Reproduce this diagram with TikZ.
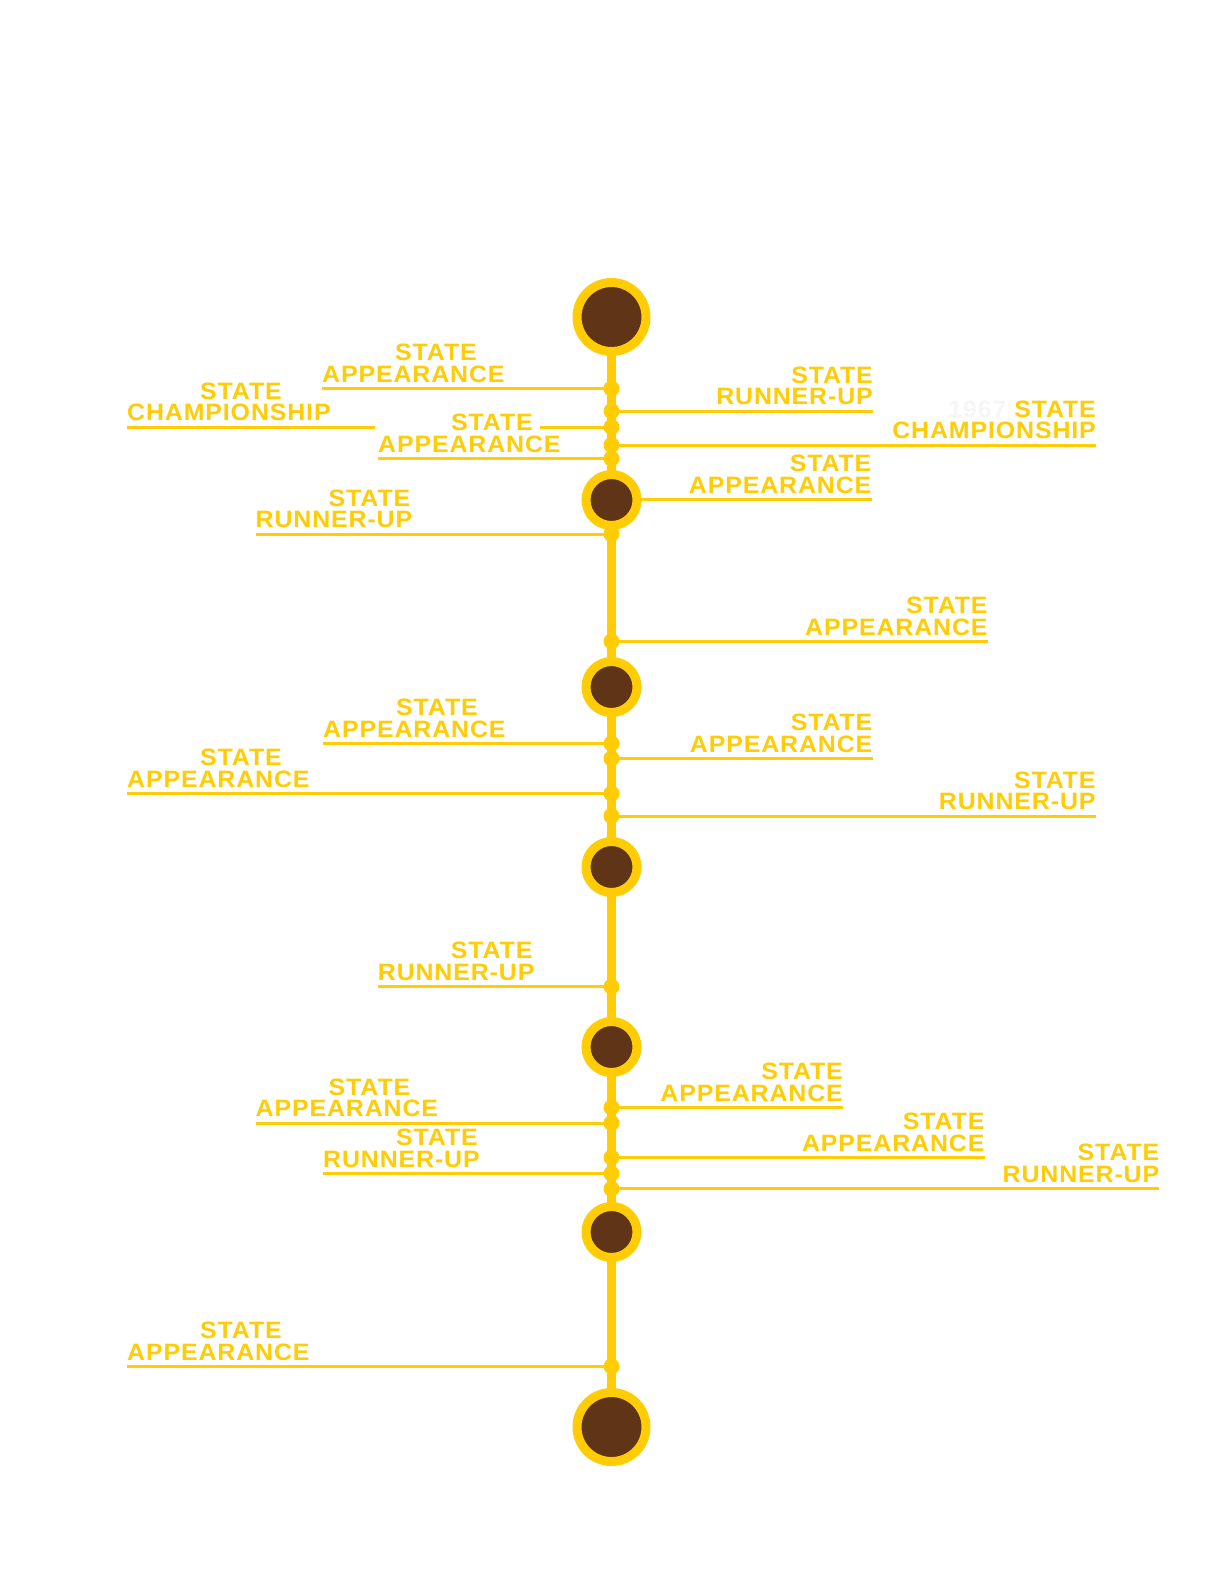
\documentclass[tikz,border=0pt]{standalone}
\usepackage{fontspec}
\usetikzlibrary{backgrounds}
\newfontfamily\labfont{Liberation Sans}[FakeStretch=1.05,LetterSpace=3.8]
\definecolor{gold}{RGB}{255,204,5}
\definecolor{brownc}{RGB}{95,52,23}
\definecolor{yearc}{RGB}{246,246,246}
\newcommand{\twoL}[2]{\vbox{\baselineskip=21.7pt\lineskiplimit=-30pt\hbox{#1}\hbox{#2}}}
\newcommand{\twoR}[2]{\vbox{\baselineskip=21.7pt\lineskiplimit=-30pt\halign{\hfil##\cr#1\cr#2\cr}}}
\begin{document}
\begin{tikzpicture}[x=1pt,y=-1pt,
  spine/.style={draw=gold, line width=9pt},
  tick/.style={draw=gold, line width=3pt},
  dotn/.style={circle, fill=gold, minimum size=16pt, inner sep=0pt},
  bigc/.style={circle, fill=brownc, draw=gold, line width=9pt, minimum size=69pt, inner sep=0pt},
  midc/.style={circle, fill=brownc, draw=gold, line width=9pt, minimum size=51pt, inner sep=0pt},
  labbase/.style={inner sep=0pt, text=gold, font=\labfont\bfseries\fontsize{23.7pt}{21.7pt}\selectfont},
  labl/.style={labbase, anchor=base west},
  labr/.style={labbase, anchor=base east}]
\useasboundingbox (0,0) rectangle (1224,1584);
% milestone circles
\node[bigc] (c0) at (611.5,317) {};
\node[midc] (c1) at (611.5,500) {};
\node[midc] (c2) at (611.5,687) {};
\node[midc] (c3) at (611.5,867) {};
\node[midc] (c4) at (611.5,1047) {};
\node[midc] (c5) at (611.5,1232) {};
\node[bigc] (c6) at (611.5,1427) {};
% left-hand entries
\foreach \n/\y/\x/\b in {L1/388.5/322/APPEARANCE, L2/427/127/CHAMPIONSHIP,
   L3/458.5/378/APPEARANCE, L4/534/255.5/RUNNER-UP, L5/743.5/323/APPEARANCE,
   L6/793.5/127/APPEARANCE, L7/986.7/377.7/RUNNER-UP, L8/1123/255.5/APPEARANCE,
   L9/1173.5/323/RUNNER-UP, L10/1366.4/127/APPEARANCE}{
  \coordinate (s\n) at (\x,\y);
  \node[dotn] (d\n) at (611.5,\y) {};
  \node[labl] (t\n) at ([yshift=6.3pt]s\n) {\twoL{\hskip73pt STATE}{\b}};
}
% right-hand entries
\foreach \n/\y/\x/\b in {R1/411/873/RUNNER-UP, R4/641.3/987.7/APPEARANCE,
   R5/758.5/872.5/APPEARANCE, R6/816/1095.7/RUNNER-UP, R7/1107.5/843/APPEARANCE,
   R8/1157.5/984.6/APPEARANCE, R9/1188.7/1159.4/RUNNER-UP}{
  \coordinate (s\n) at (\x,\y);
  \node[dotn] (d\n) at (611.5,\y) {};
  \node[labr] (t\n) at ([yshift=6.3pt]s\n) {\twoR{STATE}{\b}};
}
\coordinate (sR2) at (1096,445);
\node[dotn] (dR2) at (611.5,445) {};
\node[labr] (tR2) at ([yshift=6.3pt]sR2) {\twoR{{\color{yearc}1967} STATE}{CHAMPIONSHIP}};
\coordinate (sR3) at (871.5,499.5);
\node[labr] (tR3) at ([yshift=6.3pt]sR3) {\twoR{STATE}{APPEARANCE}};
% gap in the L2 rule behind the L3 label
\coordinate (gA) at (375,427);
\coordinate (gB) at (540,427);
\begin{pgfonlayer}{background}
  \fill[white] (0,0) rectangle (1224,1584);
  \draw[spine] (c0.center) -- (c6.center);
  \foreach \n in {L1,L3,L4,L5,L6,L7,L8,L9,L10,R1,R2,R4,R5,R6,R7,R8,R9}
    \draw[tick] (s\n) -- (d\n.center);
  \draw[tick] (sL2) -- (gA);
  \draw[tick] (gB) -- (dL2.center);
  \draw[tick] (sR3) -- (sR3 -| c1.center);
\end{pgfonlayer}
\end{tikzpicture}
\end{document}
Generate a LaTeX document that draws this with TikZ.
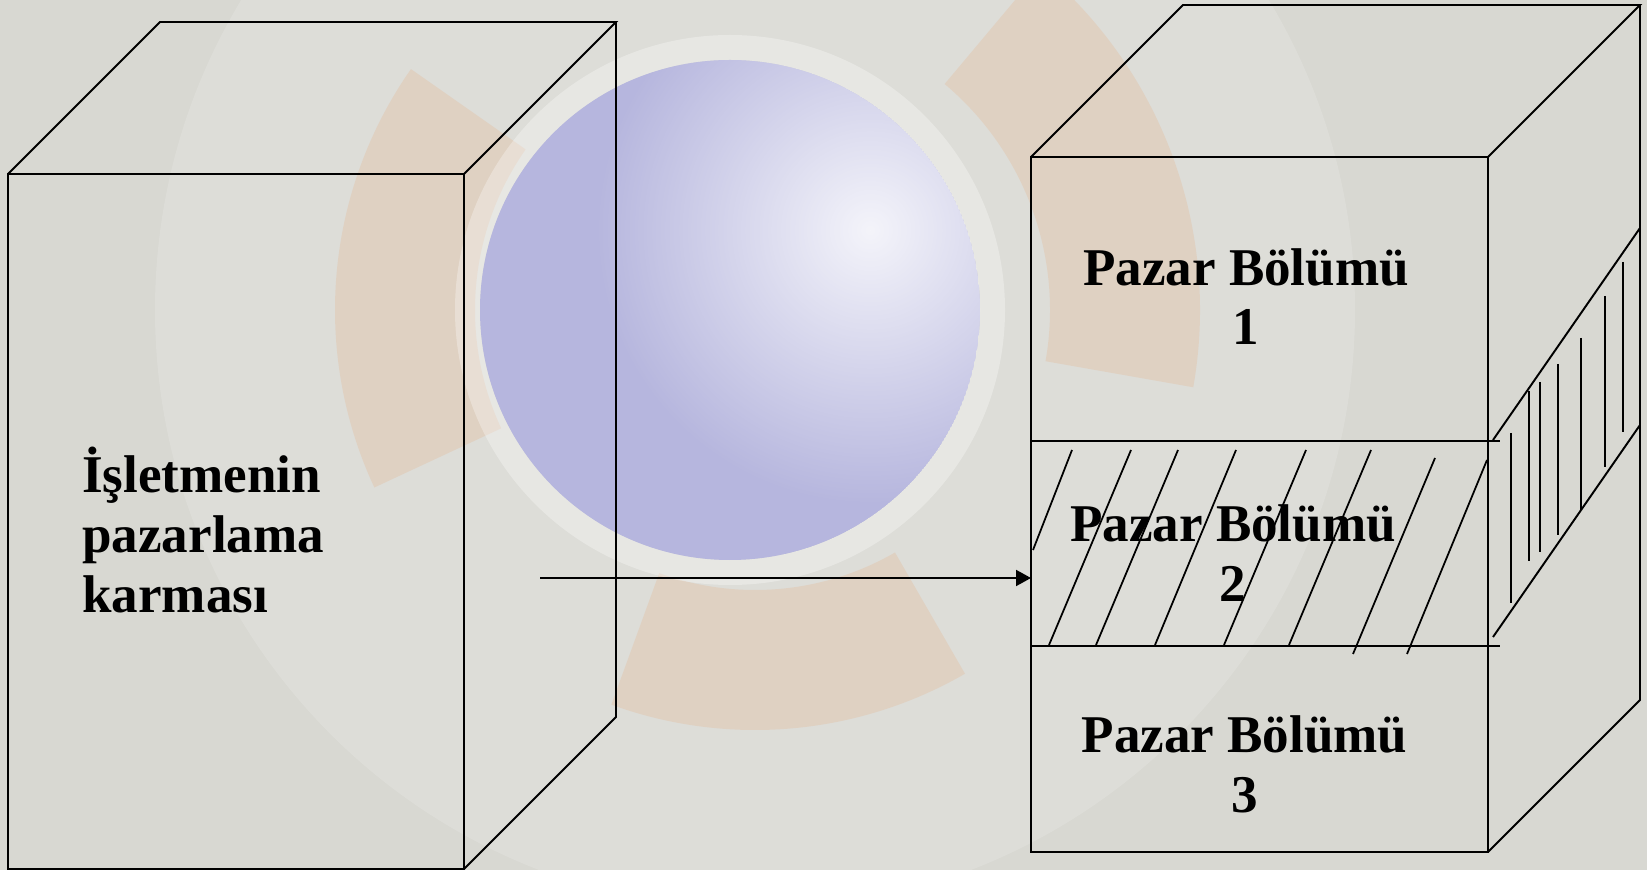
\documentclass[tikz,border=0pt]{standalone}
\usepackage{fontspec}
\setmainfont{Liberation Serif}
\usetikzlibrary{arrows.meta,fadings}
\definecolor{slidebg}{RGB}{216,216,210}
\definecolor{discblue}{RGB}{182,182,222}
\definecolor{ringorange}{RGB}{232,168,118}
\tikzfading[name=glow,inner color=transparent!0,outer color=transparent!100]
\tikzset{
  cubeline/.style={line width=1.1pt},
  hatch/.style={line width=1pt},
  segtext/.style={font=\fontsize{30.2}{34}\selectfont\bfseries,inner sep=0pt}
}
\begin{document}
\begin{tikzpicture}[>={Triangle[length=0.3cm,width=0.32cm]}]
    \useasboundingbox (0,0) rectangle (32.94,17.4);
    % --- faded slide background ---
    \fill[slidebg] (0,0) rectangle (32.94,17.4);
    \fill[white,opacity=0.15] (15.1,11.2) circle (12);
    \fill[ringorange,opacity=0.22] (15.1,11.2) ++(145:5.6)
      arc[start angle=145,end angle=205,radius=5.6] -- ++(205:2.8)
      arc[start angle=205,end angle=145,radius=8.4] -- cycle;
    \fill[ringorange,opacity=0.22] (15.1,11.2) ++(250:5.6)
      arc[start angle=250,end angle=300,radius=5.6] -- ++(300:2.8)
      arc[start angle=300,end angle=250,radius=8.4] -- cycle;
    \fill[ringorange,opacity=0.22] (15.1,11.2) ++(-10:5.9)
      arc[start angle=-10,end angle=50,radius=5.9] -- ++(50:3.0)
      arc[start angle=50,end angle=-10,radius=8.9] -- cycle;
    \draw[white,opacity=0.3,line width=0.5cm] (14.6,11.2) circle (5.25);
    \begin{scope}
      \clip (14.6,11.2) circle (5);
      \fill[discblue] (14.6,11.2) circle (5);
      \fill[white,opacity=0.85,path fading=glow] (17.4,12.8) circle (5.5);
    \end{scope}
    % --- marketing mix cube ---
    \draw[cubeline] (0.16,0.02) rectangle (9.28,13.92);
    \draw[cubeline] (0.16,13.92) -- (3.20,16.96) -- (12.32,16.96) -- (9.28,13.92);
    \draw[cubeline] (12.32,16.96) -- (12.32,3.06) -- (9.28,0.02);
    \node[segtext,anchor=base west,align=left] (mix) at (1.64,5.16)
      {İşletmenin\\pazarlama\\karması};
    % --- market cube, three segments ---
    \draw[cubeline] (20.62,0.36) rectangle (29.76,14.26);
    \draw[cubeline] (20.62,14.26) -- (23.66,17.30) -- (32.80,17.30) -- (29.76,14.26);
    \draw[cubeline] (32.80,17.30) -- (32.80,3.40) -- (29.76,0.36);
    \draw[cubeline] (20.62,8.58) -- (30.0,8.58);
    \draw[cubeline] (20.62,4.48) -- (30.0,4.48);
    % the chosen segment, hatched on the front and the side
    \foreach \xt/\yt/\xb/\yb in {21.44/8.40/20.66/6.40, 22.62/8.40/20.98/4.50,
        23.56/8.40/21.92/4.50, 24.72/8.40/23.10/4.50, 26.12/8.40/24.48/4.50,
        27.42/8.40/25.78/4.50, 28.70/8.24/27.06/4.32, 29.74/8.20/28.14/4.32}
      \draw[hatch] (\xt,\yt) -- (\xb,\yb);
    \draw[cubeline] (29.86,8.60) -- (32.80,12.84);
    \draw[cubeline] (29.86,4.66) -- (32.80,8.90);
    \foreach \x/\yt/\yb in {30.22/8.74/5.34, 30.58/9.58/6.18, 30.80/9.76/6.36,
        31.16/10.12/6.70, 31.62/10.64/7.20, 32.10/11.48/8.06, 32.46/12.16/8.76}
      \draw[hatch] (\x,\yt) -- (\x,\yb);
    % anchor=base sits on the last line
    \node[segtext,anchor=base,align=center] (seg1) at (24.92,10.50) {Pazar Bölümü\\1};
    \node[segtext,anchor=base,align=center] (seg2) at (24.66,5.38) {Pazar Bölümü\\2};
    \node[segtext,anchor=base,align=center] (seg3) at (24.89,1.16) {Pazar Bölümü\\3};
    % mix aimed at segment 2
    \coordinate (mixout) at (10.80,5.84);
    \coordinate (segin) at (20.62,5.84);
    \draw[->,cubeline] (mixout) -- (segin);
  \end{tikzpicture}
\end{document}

==============================

State the count of lines that contain the string "this". Nothing else is needed.

2